Every line of the material is to be quoted verbatim, minus the pictures.
## start
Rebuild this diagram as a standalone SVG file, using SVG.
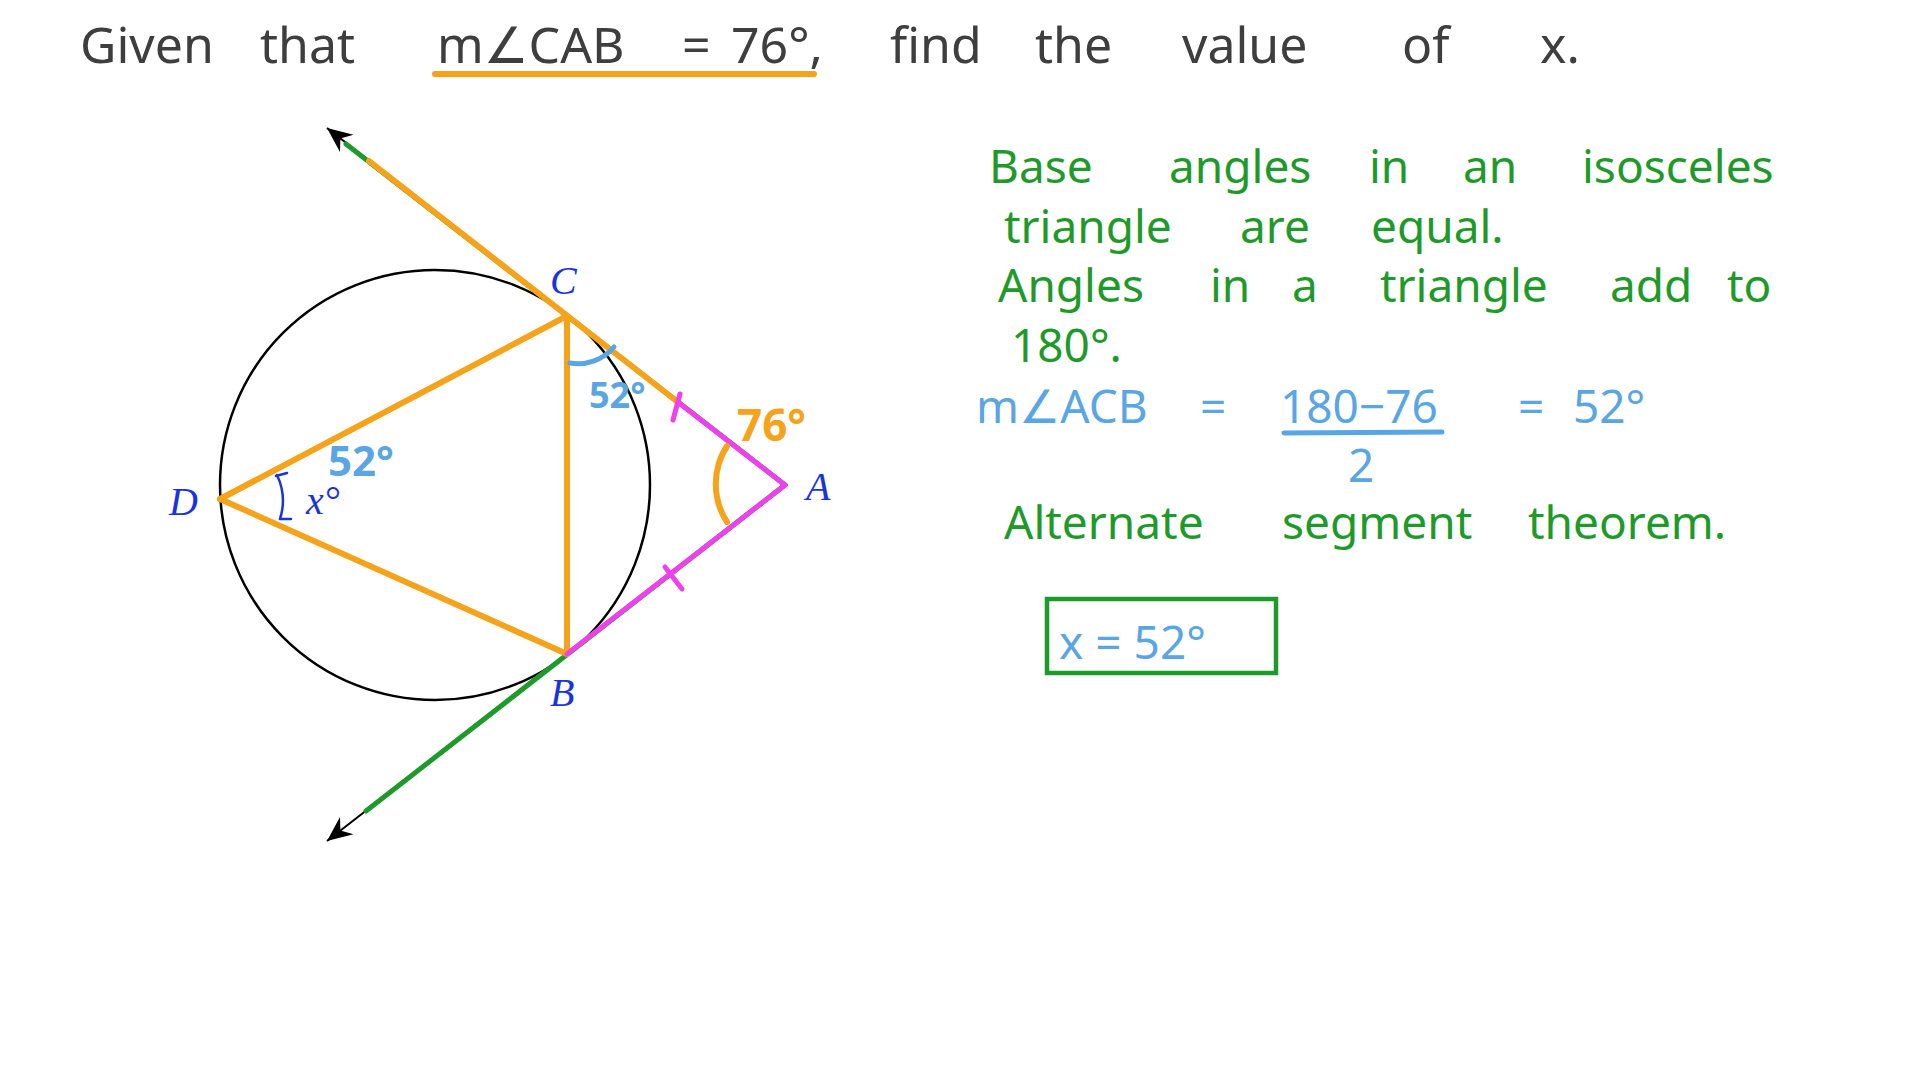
<svg xmlns="http://www.w3.org/2000/svg" width="1920" height="1080" viewBox="0 0 1920 1080">
<style>
.hand{font-family:"Noto Sans","DejaVu Sans",sans-serif;}
.title{fill:#3e3e3e;font-size:50px;}
.green{fill:#1e9a2a;font-size:46px;}
.blue{fill:#5aa6e4;font-size:46px;}
.lbl{font-family:"Liberation Serif","DejaVu Serif",serif;font-style:italic;fill:#1a33e0;font-size:40px;}
.or{stroke:#f5a31a;stroke-width:6;fill:none;stroke-linecap:round;}
.mg{stroke:#f040ee;stroke-width:5;fill:none;stroke-linecap:round;}
.gr{stroke:#1e9a2a;stroke-width:5;fill:none;stroke-linecap:round;}
.bl{stroke:#5aa6e4;stroke-width:5;fill:none;stroke-linecap:round;}
</style>
<defs>
<marker id="arr" viewBox="-26 -12 28 24" markerWidth="28" markerHeight="24" refX="0" refY="0" orient="auto" markerUnits="userSpaceOnUse">
<path d="M0,0 L-25,-11 L-17,0 L-25,11 Z" fill="#000"/>
</marker>
</defs>
<rect width="1920" height="1080" fill="#fff"/>

<g id="title">
<text class="hand title" y="63"><tspan x="80">Given</tspan><tspan x="260">that</tspan><tspan x="437">m∠CAB</tspan><tspan x="682">=</tspan><tspan x="731">76°,</tspan><tspan x="890">find</tspan><tspan x="1035">the</tspan><tspan x="1182">value</tspan><tspan x="1402">of</tspan><tspan x="1540">x.</tspan></text>
<line x1="435" y1="74" x2="814" y2="74" stroke="#f5a31a" stroke-width="6" stroke-linecap="round"/>
</g>

<g id="circle">
<circle cx="435" cy="485" r="215" fill="none" stroke="#000" stroke-width="2.5"/>
</g>

<g id="connectors">
<line x1="785" y1="485" x2="327" y2="128" stroke="#000" stroke-width="2" marker-end="url(#arr)"/>
<line x1="785" y1="485" x2="327" y2="841" stroke="#000" stroke-width="2" marker-end="url(#arr)"/>
<line class="gr" x1="346" y1="144" x2="785" y2="485"/>
<line class="gr" x1="366" y1="811" x2="785" y2="485"/>
<line stroke="#f040ee" stroke-width="2" x1="565" y1="316" x2="565" y2="654"/>
<line class="or" x1="369" y1="161" x2="679" y2="403"/>
<line class="or" x1="220" y1="499" x2="567" y2="316"/>
<line class="or" x1="220" y1="499" x2="567" y2="654"/>
<line class="or" x1="567" y1="316" x2="567" y2="654"/>
<line class="mg" x1="679" y1="403" x2="785" y2="485"/>
<line class="mg" x1="567" y1="654" x2="785" y2="485"/>
<line class="mg" x1="680" y1="394" x2="673" y2="420"/>
<line class="mg" x1="665" y1="567" x2="682" y2="589"/>
<path class="or" d="M727,446 A70,70 0 0 0 727,522"/>
<path class="bl" d="M570,363 A47,47 0 0 0 614,347"/>
<path d="M277,475 A60,60 0 0 1 280,519 M276,476 L287,473 M280,519 L291,519" fill="none" stroke="#1a33e0" stroke-width="2.5" stroke-linecap="round"/>
</g>

<g id="node-C"><text class="lbl" x="550" y="294">C</text></g>
<g id="node-A"><text class="lbl" x="806" y="500">A</text></g>
<g id="node-B"><text class="lbl" x="550" y="706">B</text></g>
<g id="node-D"><text class="lbl" x="169" y="515">D</text></g>
<g id="angle-labels">
<text class="lbl" x="306" y="514" font-size="32">x°</text>
<text class="hand" x="737" y="441" fill="#f5a31a" font-size="44" font-weight="bold">76°</text>
<text class="hand" x="589" y="408" fill="#5aa6e4" font-size="36" font-weight="bold">52°</text>
<text class="hand" x="328" y="476" fill="#5aa6e4" font-size="42" font-weight="bold">52°</text>
</g>

<g id="reasons">
<text class="hand green" y="183"><tspan x="989">Base</tspan><tspan x="1169">angles</tspan><tspan x="1369">in</tspan><tspan x="1463">an</tspan><tspan x="1582">isosceles</tspan></text>
<text class="hand green" y="243"><tspan x="1004">triangle</tspan><tspan x="1240">are</tspan><tspan x="1371">equal.</tspan></text>
<text class="hand green" y="302"><tspan x="998">Angles</tspan><tspan x="1210">in</tspan><tspan x="1292">a</tspan><tspan x="1380">triangle</tspan><tspan x="1610">add</tspan><tspan x="1727">to</tspan></text>
<text class="hand green" x="1011" y="362">180°.</text>
<text class="hand blue" y="423"><tspan x="976">m∠ACB</tspan><tspan x="1200">=</tspan><tspan x="1280">180−76</tspan><tspan x="1518">=</tspan><tspan x="1573">52°</tspan></text>
<line class="bl" x1="1284" y1="433" x2="1442" y2="432"/>
<text class="hand blue" x="1348" y="482" font-size="40">2</text>
<text class="hand green" y="539"><tspan x="1004">Alternate</tspan><tspan x="1282">segment</tspan><tspan x="1528">theorem.</tspan></text>
</g>

<g id="answer">
<rect x="1047" y="599" width="229" height="74" fill="none" stroke="#1e9a2a" stroke-width="4.5"/>
<text class="hand blue" x="1059" y="659" font-size="52">x = 52°</text>
</g>
</svg>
## end
### SOLUTION FOR THIS EXERCISE
Rebuild this diagram as a standalone SVG file, using SVG.
<svg xmlns="http://www.w3.org/2000/svg" width="1920" height="1080" viewBox="0 0 1920 1080">
<style>
.hand{font-family:"Noto Sans","DejaVu Sans",sans-serif;}
.title{fill:#3e3e3e;font-size:50px;}
.green{fill:#1e9a2a;font-size:46px;}
.blue{fill:#5aa6e4;font-size:46px;}
.lbl{font-family:"Liberation Serif","DejaVu Serif",serif;font-style:italic;fill:#1a33e0;font-size:40px;}
.or{stroke:#f5a31a;stroke-width:6;fill:none;stroke-linecap:round;}
.mg{stroke:#f040ee;stroke-width:5;fill:none;stroke-linecap:round;}
.gr{stroke:#1e9a2a;stroke-width:5;fill:none;stroke-linecap:round;}
.bl{stroke:#5aa6e4;stroke-width:5;fill:none;stroke-linecap:round;}
</style>
<defs>
<marker id="arr" viewBox="-26 -12 28 24" markerWidth="28" markerHeight="24" refX="0" refY="0" orient="auto" markerUnits="userSpaceOnUse">
<path d="M0,0 L-25,-11 L-17,0 L-25,11 Z" fill="#000"/>
</marker>
</defs>
<rect width="1920" height="1080" fill="#fff"/>

<g id="title">
<text class="hand title" y="63"><tspan x="80">Given</tspan><tspan x="260">that</tspan><tspan x="437">m∠CAB</tspan><tspan x="682">=</tspan><tspan x="731">76°,</tspan><tspan x="890">find</tspan><tspan x="1035">the</tspan><tspan x="1182">value</tspan><tspan x="1402">of</tspan><tspan x="1540">x.</tspan></text>
<line x1="435" y1="74" x2="814" y2="74" stroke="#f5a31a" stroke-width="6" stroke-linecap="round"/>
</g>

<g id="circle">
<circle cx="435" cy="485" r="215" fill="none" stroke="#000" stroke-width="2.5"/>
</g>

<g id="connectors">
<line x1="785" y1="485" x2="327" y2="128" stroke="#000" stroke-width="2" marker-end="url(#arr)"/>
<line x1="785" y1="485" x2="327" y2="841" stroke="#000" stroke-width="2" marker-end="url(#arr)"/>
<line class="gr" x1="346" y1="144" x2="785" y2="485"/>
<line class="gr" x1="366" y1="811" x2="785" y2="485"/>
<line stroke="#f040ee" stroke-width="2" x1="565" y1="316" x2="565" y2="654"/>
<line class="or" x1="369" y1="161" x2="679" y2="403"/>
<line class="or" x1="220" y1="499" x2="567" y2="316"/>
<line class="or" x1="220" y1="499" x2="567" y2="654"/>
<line class="or" x1="567" y1="316" x2="567" y2="654"/>
<line class="mg" x1="679" y1="403" x2="785" y2="485"/>
<line class="mg" x1="567" y1="654" x2="785" y2="485"/>
<line class="mg" x1="680" y1="394" x2="673" y2="420"/>
<line class="mg" x1="665" y1="567" x2="682" y2="589"/>
<path class="or" d="M727,446 A70,70 0 0 0 727,522"/>
<path class="bl" d="M570,363 A47,47 0 0 0 614,347"/>
<path d="M277,475 A60,60 0 0 1 280,519 M276,476 L287,473 M280,519 L291,519" fill="none" stroke="#1a33e0" stroke-width="2.5" stroke-linecap="round"/>
</g>

<g id="node-C"><text class="lbl" x="550" y="294">C</text></g>
<g id="node-A"><text class="lbl" x="806" y="500">A</text></g>
<g id="node-B"><text class="lbl" x="550" y="706">B</text></g>
<g id="node-D"><text class="lbl" x="169" y="515">D</text></g>
<g id="angle-labels">
<text class="lbl" x="306" y="514" font-size="32">x°</text>
<text class="hand" x="737" y="441" fill="#f5a31a" font-size="44" font-weight="bold">76°</text>
<text class="hand" x="589" y="408" fill="#5aa6e4" font-size="36" font-weight="bold">52°</text>
<text class="hand" x="328" y="476" fill="#5aa6e4" font-size="42" font-weight="bold">52°</text>
</g>

<g id="reasons">
<text class="hand green" y="183"><tspan x="989">Base</tspan><tspan x="1169">angles</tspan><tspan x="1369">in</tspan><tspan x="1463">an</tspan><tspan x="1582">isosceles</tspan></text>
<text class="hand green" y="243"><tspan x="1004">triangle</tspan><tspan x="1240">are</tspan><tspan x="1371">equal.</tspan></text>
<text class="hand green" y="302"><tspan x="998">Angles</tspan><tspan x="1210">in</tspan><tspan x="1292">a</tspan><tspan x="1380">triangle</tspan><tspan x="1610">add</tspan><tspan x="1727">to</tspan></text>
<text class="hand green" x="1011" y="362">180°.</text>
<text class="hand blue" y="423"><tspan x="976">m∠ACB</tspan><tspan x="1200">=</tspan><tspan x="1280">180−76</tspan><tspan x="1518">=</tspan><tspan x="1573">52°</tspan></text>
<line class="bl" x1="1284" y1="433" x2="1442" y2="432"/>
<text class="hand blue" x="1348" y="482" font-size="40">2</text>
<text class="hand green" y="539"><tspan x="1004">Alternate</tspan><tspan x="1282">segment</tspan><tspan x="1528">theorem.</tspan></text>
</g>

<g id="answer">
<rect x="1047" y="599" width="229" height="74" fill="none" stroke="#1e9a2a" stroke-width="4.5"/>
<text class="hand blue" x="1059" y="659" font-size="52">x = 52°</text>
</g>
</svg>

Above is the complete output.